- Stylistic origins: New wave of British heavy metal, thrash metal, speed metal, hardcore punk
- Cultural origins: 1980s, Central Europe

= Teutonic thrash metal =

Music genre originating in Germany

Teutonic thrash metal is a regional scene of thrash metal music that originated within German-speaking countries during the 1980s, and its title is a reference to the Germanic tribe. Along with Bay Area thrash metal, East Coast thrash metal, and Brazilian thrash metal, this was one of the major scenes of thrash metal in the 1980s, and it was developed and popularized by four German bands—Destruction, Kreator, Sodom, and Tankard—that have been referred to as "The Big Four of Teutonic Thrash". The label of "Big Four" has often been rejected, emerging from the belief that the influence and popularity of Tankard was far less than that of the other three, leading to the alternate title "the Teutonic Trio".

== History ==
Two bands influential to early Teutonic thrash metal were Destruction (from Lörrach) and Holy Moses (from Aachen). After hearing Venom, both bands soon changed their sound within a matter of weeks to their new and permanent style.

Other bands soon followed. In 1982, the Gelsenkirchen-based band Sodom released their first demo, Witching Metal. In their early days, Sodom were heavily influenced by the NWOBHM, to the point of crediting their trio lineup to bands like Motörhead, Tank, Raven, and Venom, who also featured power trio lineups. Their style featured raspy vocals, palm muted guitar riffs, and frantic double bass drumming. Only with the release of their second LP, Persecution Mania, and with guitarist Frank Blackfire's input to move away from their original sound and themes, did they become a thrash metal band for good. Essen's Kreator formed and released its debut album, Endless Pain, in 1985. Destruction would release their full-length debut, Infernal Overkill, in the same year. Exumer would also release their demo, A Mortal in Black, in 1985, and their debut, Possessed by Fire, the following year. Also around this time, the German-based SPV Records created its Steamhammer imprint label, designed primarily to sign metal bands. Noise Records was founded soon afterward. These two labels would help spread the Teutonic thrash metal scene globally.

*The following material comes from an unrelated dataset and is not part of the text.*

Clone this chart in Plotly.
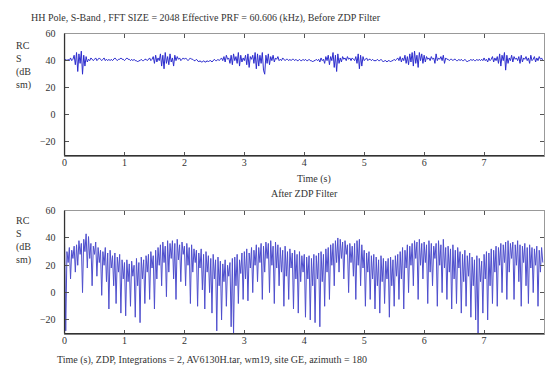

Teutonic thrash metal would emerge not only from Germany but also from Austria, the Czech Republic, and Switzerland. The biggest band to come from outside Germany that was part of the scene was Coroner, a highly technical and progressive thrash metal band from Switzerland, noted for their dark lyrics and accomplished guitar work by Tommy Vetterli, who would later join Kreator.

Many bands soon split up or changed their sound, resulting in further backlash against the scene. Kreator moved toward a more melodic style with gothic and industrial influences, while Sodom experimented with a death/thrash style for one album before briefly shifting to a more hardcore punk-influenced sound. Destruction, meanwhile, faced a period of instability that saw them split with frontman Schmier, release a thrash album without him (Cracked Brain), and later attempt a more radio-friendly and less "thrashy" style with the poorly received The Least Successful Human Cannonball. Schmier would go on to form Headhunter, achieving some success with a series of three power-thrash albums similar in sound to some of the offerings of Rage.